Completavano efficacemente il cast dei protagonisti un intenso Alexander Vinogradov (Ramfis) e i tre comprimari Simon Lim (il Re), Carlo Bosi (un messaggero) e Francesca Maionchi (una sacerdotessa), tutti molto validi e ben presenti nei rispettivi ruoli.
La direzione di Daniel Oren, che in Arena è di casa, si è confermata salda, coerente e precisa al millimetro: si avvertiva palpabile l’intesa fra orchestra e palco, oltre all’estrema adesione alla partitura, senza dimenticare una lettura dei tempi perfettamente bilanciata alle esigenze sceniche. Oren si è dimostrato vero leone nell’arena, insomma, palesemente a proprio agio, in grado di passare con disinvoltura dai pianissimi degli archi, trasparenti e pericolosi in tessitura acutissima, al dispiegamento di forze richiesto dai momenti più grandiosi, punteggiati da granitiche percussioni e ottoni lucenti come non mai. L’orchestra della Fondazione Arena di Verona ha tenuto il passo senza cedimenti, modellata dalle mani del maestro Oren, pronta ad ogni richiesta, attenta ad ogni minimo respiro.

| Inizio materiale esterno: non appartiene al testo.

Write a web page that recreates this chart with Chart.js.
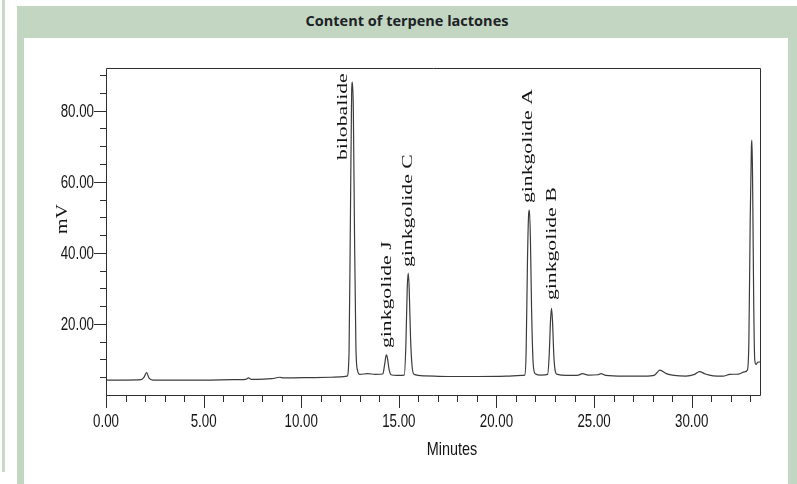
<!DOCTYPE html>
<html>
<head>
<meta charset="utf-8">
<script src="https://cdn.jsdelivr.net/npm/chart.js@4"></script>
<style>
html,body{margin:0;padding:0;background:#fff;width:797px;height:484px;overflow:hidden;}
#strip{position:absolute;left:2px;top:0;width:3px;height:472px;background:#c9dac8;}
#panel{position:absolute;left:17px;top:6px;width:780px;height:478px;background:#c3d6c2;}
#title{position:absolute;left:17px;top:6px;width:780px;height:32px;line-height:30px;text-align:center;font-weight:bold;font-size:14.5px;font-family:'Open Sans',sans-serif;color:#1c2226;}
#inner{position:absolute;left:24px;top:38px;width:764px;height:446px;background:#fff;}
#c{position:absolute;left:24px;top:38px;}
</style>
</head>
<body>
<div id="strip"></div>
<div id="panel"></div>
<div id="title">Content of terpene lactones</div>
<div id="inner"></div>
<canvas id="c" width="764" height="446"></canvas>
<script>
// Chromatogram trace (time in minutes, signal in mV)
const minutes = [
  0, 1.0, 1.8, 1.95, 2.08, 2.2, 2.4, 3.5, 5.0, 6.5, 7.15, 7.3, 7.45, 8.5, 8.9, 9.1, 10.5, 11.5, 12.0, 12.35,
  12.45, 12.52, 12.58, 12.62, 12.67, 12.73, 12.8, 12.88, 13.0, 13.4, 13.8, 14.18,
  14.27, 14.34, 14.37, 14.42, 14.5, 14.6, 14.9, 15.28,
  15.36, 15.43, 15.48, 15.53, 15.6, 15.68, 15.78, 16.3, 17.5, 19.0, 20.5, 21.3, 21.45,
  21.52, 21.59, 21.65, 21.69, 21.74, 21.8, 21.88, 21.98, 22.3, 22.62,
  22.7, 22.77, 22.82, 22.87, 22.94, 23.02, 23.12, 23.6, 24.2, 24.4, 24.7, 25.2, 25.35, 25.6, 26.5, 27.6, 28.1,
  28.37, 28.7, 29.1, 29.7, 30.15, 30.4, 30.7, 31.1, 31.6, 31.95, 32.4, 32.7, 32.85,
  32.93, 33.0, 33.06, 33.09, 33.13, 33.18, 33.23, 33.3, 33.38, 33.5
];
const signalMV = [
  4.2, 4.2, 4.3, 5.0, 6.3, 4.8, 4.2, 4.2, 4.2, 4.3, 4.4, 4.8, 4.4, 4.6, 5.0, 4.8, 4.9, 5.0, 5.1, 5.3,
  12, 50, 84, 88, 80, 45, 14, 7, 5.8, 6.0, 5.8, 5.9,
  8.5, 11, 11.3, 10.3, 7.2, 5.7, 5.5, 5.6,
  14, 30, 34.3, 30, 16, 8, 5.8, 5.4, 5.2, 5.2, 5.3, 5.5, 5.6,
  12, 38, 51, 52, 44, 24, 9, 6.0, 5.6, 5.8,
  11, 21, 24.4, 21, 11, 6.5, 5.8, 5.5, 5.6, 6.0, 5.6, 5.7, 6.0, 5.5, 5.3, 5.3, 5.6,
  7.0, 6.0, 5.5, 5.3, 5.8, 6.6, 5.9, 5.4, 5.3, 5.8, 5.9, 6.5, 7.0,
  15, 50, 70, 71.7, 55, 25, 10, 8.6, 9.2, 9.3
];
// Peak annotations
const peakNames = ['bilobalide', 'ginkgolide J', 'ginkgolide C', 'ginkgolide A', 'ginkgolide B'];
const peakLabelMinutes = [12.14, 14.39, 15.51, 21.61, 22.84];
const peakLabelMV = [66.1, 13.2, 36.0, 54.0, 26.7];
// Axis ticks
const xMajorTicks = [0, 5, 10, 15, 20, 25, 30];
const yMajorTicks = [20, 40, 60, 80];
const xTickLabels = ['0.00', '5.00', '10.00', '15.00', '20.00', '25.00', '30.00'];
const yTickLabels = ['20.00', '40.00', '60.00', '80.00'];
const xRange = [0, 33.5];
const yRange = [0, 92];

const points = minutes.map((t, i) => ({ x: t, y: signalMV[i] }));

const sansFamily = "'Liberation Sans', Arial, sans-serif";
const serifFamily = "'Liberation Serif','DejaVu Serif',serif";

function narrowText(ctx, text, x, y, align, squeeze) {
  ctx.save();
  ctx.translate(x, y);
  ctx.scale(squeeze, 1);
  ctx.textAlign = align;
  ctx.fillText(text, 0, 0);
  ctx.restore();
}

const decorPlugin = {
  id: 'decor',
  afterDraw(chart) {
    const ctx = chart.ctx, ca = chart.chartArea, xs = chart.scales.x, ys = chart.scales.y;
    ctx.save();
    ctx.strokeStyle = '#2e2e2e';
    ctx.lineWidth = 1;
    ctx.beginPath();
    ctx.rect(Math.round(ca.left) + 0.5, Math.round(ca.top) + 0.5, Math.round(ca.right - ca.left), Math.round(ca.bottom - ca.top));
    ctx.stroke();
    ctx.beginPath();
    xs.ticks.forEach(t => {
      const px = Math.round(xs.getPixelForValue(t.value)) + 0.5;
      const len = xMajorTicks.includes(t.value) ? 13 : 7;
      ctx.moveTo(px, ca.bottom);
      ctx.lineTo(px, ca.bottom + len);
    });
    ys.ticks.forEach(t => {
      if (t.value <= yRange[0]) return;
      const py = Math.round(ys.getPixelForValue(t.value)) + 0.5;
      const len = yMajorTicks.includes(t.value) ? 12 : 6;
      ctx.moveTo(ca.left - len, py);
      ctx.lineTo(ca.left, py);
    });
    ctx.stroke();

    // tick labels (condensed sans)
    ctx.fillStyle = '#141414';
    ctx.font = "18px " + sansFamily;
    ctx.textBaseline = 'middle';
    xMajorTicks.forEach((v, i) => {
      narrowText(ctx, xTickLabels[i], xs.getPixelForValue(v), ca.bottom + 27, 'center', 0.74);
    });
    yMajorTicks.forEach((v, i) => {
      narrowText(ctx, yTickLabels[i], ca.left - 12, ys.getPixelForValue(v) + 1, 'right', 0.74);
    });

    // axis titles
    ctx.font = "19px " + sansFamily;
    narrowText(ctx, 'Minutes', ca.left + 346, ca.bottom + 55, 'center', 0.76);

    ctx.save();
    ctx.translate(ca.left - 43, ca.top + 151);
    ctx.rotate(-Math.PI / 2);
    ctx.textAlign = 'center';
    ctx.font = "16px " + serifFamily;
    ctx.scale(1.25, 1);
    ctx.fillText('mV', 0, 0);
    ctx.restore();

    // peak labels
    ctx.font = "14px " + serifFamily;
    ctx.textAlign = 'left';
    ctx.textBaseline = 'middle';
    peakNames.forEach((name, i) => {
      const px = xs.getPixelForValue(peakLabelMinutes[i]);
      const py = ys.getPixelForValue(peakLabelMV[i]);
      ctx.save();
      ctx.translate(px, py);
      ctx.rotate(-Math.PI / 2);
      ctx.scale(1.55, 1);
      ctx.fillText(name, 0, 0);
      ctx.restore();
    });
    ctx.restore();
  }
};

new Chart(document.getElementById('c'), {
  type: 'line',
  data: {
    datasets: [{
      data: points,
      borderColor: '#3c3c3c',
      borderWidth: 1.2,
      pointRadius: 0,
      cubicInterpolationMode: 'monotone',
      fill: false
    }]
  },
  options: {
    responsive: false,
    animation: false,
    layout: { padding: { top: 30, right: 28, left: 0, bottom: 0 } },
    plugins: { legend: { display: false }, tooltip: { enabled: false }, title: { display: false } },
    scales: {
      x: {
        type: 'linear',
        min: xRange[0], max: xRange[1],
        grid: { display: false, drawTicks: false },
        border: { display: false },
        ticks: { display: false, stepSize: 1, autoSkip: false, includeBounds: false },
        afterFit: s => { s.height = 89; }
      },
      y: {
        type: 'linear',
        min: yRange[0], max: yRange[1],
        grid: { display: false, drawTicks: false },
        border: { display: false },
        ticks: { display: false, stepSize: 5, autoSkip: false, includeBounds: false },
        afterFit: s => { s.width = 82; }
      }
    }
  },
  plugins: [decorPlugin]
});
</script>
</body>
</html>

Il pubblico, entusiasta e caloroso, non si è risparmiato negli omaggi finali al cast, nonostante l’afa ed il protrarsi fino a tarda ora della rappresentazione, soprattutto, purtroppo, a causa di cambi di scena dai tempi molto dilatati.
Come avevo scritto tempo fa in una guida all’ascolto, “Aida è la voce dell’Egitto che Verdi scioglie dai lacci del tempo”…allo stesso modo questa Aida 1913 è l’Aida che immaginiamo ancor prima di ascoltarne le prime note: è il sontuoso baldacchino del Tempio, è la schiera di colonne policrome istoriate di geroglifici, è la parata d’onore degli armigeri e la processione dei sacerdoti, ognuno con i simboli del proprio potere, è la pietra che chiude, inesorabile, una tomba sul capo di due amanti infelici, consegnandoli all’eternità.